WHAT IS ASKED:
Set the lines down again exactly, first line through the line that contains "const pair = (xs, ys)", with no pictures.

DATA SECTION:

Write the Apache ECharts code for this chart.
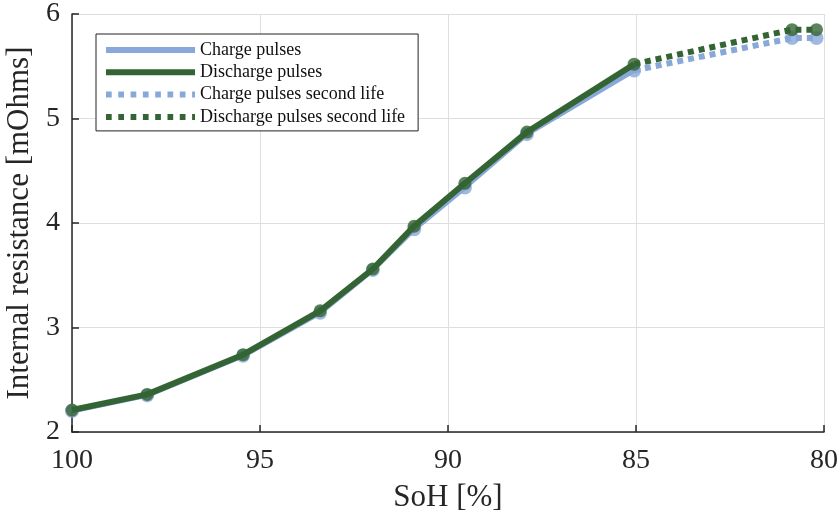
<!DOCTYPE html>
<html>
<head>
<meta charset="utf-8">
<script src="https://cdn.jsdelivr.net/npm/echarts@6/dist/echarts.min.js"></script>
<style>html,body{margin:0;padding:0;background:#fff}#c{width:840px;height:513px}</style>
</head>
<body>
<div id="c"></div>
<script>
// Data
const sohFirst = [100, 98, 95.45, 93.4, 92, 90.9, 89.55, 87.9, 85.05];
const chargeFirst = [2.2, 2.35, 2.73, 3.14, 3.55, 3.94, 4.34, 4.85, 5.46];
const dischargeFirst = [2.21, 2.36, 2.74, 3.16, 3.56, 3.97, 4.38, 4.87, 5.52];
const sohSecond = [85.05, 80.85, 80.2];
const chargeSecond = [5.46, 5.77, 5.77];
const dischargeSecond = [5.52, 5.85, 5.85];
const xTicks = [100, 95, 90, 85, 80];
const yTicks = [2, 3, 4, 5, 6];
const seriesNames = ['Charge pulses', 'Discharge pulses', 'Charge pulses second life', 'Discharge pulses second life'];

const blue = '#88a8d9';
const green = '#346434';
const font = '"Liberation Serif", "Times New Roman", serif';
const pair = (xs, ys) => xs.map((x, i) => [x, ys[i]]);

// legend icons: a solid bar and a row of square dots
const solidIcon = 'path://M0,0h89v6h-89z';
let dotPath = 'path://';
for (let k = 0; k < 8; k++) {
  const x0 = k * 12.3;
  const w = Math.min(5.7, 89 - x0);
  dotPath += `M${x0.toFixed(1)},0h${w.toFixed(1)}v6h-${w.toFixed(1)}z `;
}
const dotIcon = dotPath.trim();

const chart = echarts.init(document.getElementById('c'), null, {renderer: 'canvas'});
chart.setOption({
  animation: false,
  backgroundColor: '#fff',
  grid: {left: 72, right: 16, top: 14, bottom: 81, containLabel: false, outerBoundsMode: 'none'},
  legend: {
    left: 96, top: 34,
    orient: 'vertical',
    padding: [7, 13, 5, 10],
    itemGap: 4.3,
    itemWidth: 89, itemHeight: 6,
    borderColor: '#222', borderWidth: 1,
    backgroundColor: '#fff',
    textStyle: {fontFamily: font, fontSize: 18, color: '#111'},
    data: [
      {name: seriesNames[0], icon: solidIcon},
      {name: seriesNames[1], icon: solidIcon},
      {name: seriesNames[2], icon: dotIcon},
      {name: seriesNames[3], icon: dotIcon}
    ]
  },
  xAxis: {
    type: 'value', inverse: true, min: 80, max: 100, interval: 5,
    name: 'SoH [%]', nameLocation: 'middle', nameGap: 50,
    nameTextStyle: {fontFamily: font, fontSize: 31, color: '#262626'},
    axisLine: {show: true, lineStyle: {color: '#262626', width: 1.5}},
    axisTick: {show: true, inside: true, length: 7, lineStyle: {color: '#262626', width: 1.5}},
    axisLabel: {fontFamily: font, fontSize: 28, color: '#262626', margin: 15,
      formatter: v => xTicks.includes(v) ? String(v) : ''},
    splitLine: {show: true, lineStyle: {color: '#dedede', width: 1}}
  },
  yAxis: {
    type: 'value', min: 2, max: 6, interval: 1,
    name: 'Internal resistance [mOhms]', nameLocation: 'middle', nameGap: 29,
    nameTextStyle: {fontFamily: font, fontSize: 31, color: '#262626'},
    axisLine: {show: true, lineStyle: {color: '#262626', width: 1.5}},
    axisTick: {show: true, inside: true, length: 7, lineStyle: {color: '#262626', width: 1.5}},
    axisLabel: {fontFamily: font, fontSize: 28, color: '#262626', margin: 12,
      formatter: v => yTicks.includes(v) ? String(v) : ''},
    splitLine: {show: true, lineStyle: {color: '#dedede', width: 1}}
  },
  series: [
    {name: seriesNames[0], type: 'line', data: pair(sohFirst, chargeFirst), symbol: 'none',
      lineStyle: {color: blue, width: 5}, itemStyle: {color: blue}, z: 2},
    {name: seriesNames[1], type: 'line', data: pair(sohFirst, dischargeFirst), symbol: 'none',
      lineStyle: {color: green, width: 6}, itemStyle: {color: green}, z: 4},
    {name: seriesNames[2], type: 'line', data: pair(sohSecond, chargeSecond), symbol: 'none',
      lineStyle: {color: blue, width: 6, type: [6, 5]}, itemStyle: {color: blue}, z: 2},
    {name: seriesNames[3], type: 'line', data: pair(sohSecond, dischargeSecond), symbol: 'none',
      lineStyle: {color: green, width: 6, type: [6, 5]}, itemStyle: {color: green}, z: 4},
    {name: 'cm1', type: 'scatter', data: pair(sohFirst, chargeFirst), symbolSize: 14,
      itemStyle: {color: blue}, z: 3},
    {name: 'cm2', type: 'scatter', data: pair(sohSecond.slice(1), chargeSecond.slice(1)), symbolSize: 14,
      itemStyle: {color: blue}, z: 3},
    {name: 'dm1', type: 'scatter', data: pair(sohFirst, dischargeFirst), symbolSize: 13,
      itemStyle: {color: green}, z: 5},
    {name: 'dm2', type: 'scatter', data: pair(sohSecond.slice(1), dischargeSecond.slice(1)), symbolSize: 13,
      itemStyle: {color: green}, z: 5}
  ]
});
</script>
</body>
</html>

WRITTEN RESPONSE:
Write the Apache ECharts code for this chart.
<!DOCTYPE html>
<html>
<head>
<meta charset="utf-8">
<script src="https://cdn.jsdelivr.net/npm/echarts@6/dist/echarts.min.js"></script>
<style>html,body{margin:0;padding:0;background:#fff}#c{width:840px;height:513px}</style>
</head>
<body>
<div id="c"></div>
<script>
// Data
const sohFirst = [100, 98, 95.45, 93.4, 92, 90.9, 89.55, 87.9, 85.05];
const chargeFirst = [2.2, 2.35, 2.73, 3.14, 3.55, 3.94, 4.34, 4.85, 5.46];
const dischargeFirst = [2.21, 2.36, 2.74, 3.16, 3.56, 3.97, 4.38, 4.87, 5.52];
const sohSecond = [85.05, 80.85, 80.2];
const chargeSecond = [5.46, 5.77, 5.77];
const dischargeSecond = [5.52, 5.85, 5.85];
const xTicks = [100, 95, 90, 85, 80];
const yTicks = [2, 3, 4, 5, 6];
const seriesNames = ['Charge pulses', 'Discharge pulses', 'Charge pulses second life', 'Discharge pulses second life'];

const blue = '#88a8d9';
const green = '#346434';
const font = '"Liberation Serif", "Times New Roman", serif';
const pair = (xs, ys) => xs.map((x, i) => [x, ys[i]]);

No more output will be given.